Another pastor fails morally and the church is devastated again. Everyone loved him. The wisdom espoused from his mouth in counseling sessions, bible studies, and during Sunday morning service were exceptional.
Yet time and time again, despite their talents, we see church leaders fail morally, treat people horribly, or leave their spouse. Whenever these sins come to light the whole congregation is horrified and hurt and often confused.
That’s our pastor.
Why would he do that?
He’s supposed to be the spiritual leader, but now he seems like such a hypocrite.
I went to a private Christian school in high school which was associated with a church, and my favorite teacher was married to the worship pastor of the church. I’ll never forget the feeling of hurt and anger when I heard he was fired.
He slept with his secretary and apparently had developed a major pornography addiction.
In today’s society these types of stories are all to common place. There’s a porn problem, a marriage problem, a money problem. You name it, and there is probably a major church leader who’s done it in the past couple of years.
Why does this keep happening?
While talking to a pastor recently, I asked, “Why don’t you get involved with a small group at your church?” His response broke my heart.
“Small groups are great, but it’s not like I can be honest in one. I’m the pastor.”

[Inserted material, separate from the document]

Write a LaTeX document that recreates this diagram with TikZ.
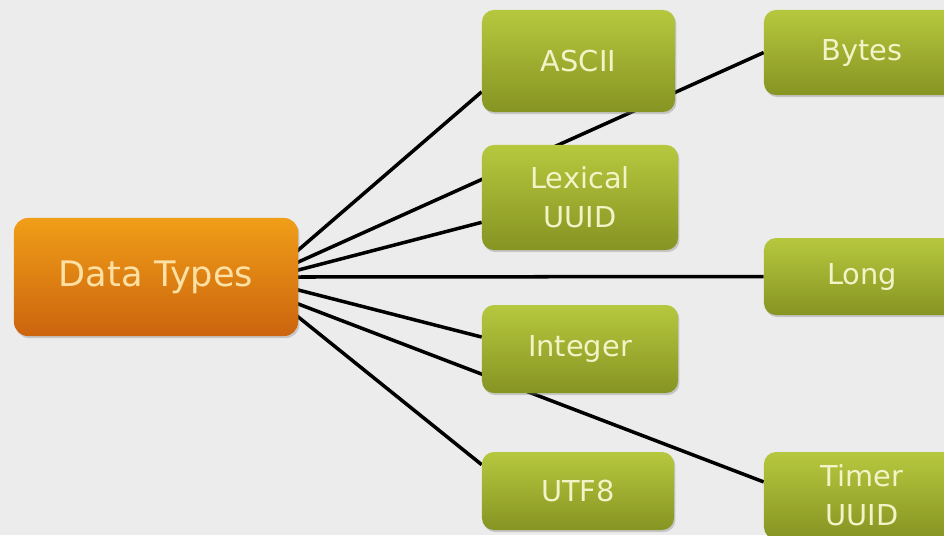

If I could paraphrase his sentiments. I’m the pastor, and this church is a safe place for everybody to struggle…….except me. Transparency, authenticity, and community is for everyone else. As the leader of this church, I don’t receive those benefits.
I understand this pastor’s struggle because our jobs are tied to moral behavior and performance. Plus many people throughout churches are not prepared to see their spiritual leader struggle. They prefer thinking of him or her as put together, got it all figured out, and never struggle.
Part of me wonders if there is a correlation between pastor’s failures and their inability to reveal weaknesses in a Biblical community setting. These musings don’t excuse sin. When tragic sin happens at a leadership level, we must call their decisions out and not give them a free pass.
But if the system is broken at the top, then corrections need to be made.
2. How do I help my pastor?
Be the friend you want to have if you struggled like they struggle. This means being a friend before, during, and after the failure. The majority of church members will abandon their former pastor the moment the story breaks. Leaving him alone to pick up the pieces of the mess he or she created.
When everybody else is running from the fire, you walk towards the mess.
I have always found it interesting that one of the first people Jesus interacted with after the resurrection was Peter. The one who abandoned Him, betrayed Him, and wouldn’t stand up for Him when He was dying. Despite this betrayal, Jesus ran towards the mess known as Peter’s life.
You want to know how to help your pastor if they fail morally? It’s simple.
- Be a friend:
This starts long before they have fallen. Pastor’s don’t trust people naturally, and they assume you will leave when they need you most. He or she needs you to be a Proverbs 18:24 friend “One who has unreliable friends soon comes to ruin, but there is a friend who sticks closer than a brother.”
- Pray and Encourage:
You should pray for your pastor every day. Don’t stop there, encourage them as well. Encourage them that you will walk with them through this grieving and repentance process. Pray for their daily struggle to find normalcy again. Live with them as you would any other Christian struggling.
- Help them kill their spider:
To better understand the phrase “killing a spider” go and read 3 ways to deal with regret.
Every Christian, especially church leaders, needs help to work through the issues that led to the downfall. Work on those struggles with him, and you might just experience a restored marriage, a renewed life, or a spiritually healed person.
Your pastor needs you before, during and after a failure. Don’t abandon them because of your hurt.
Take step one toward being a friend.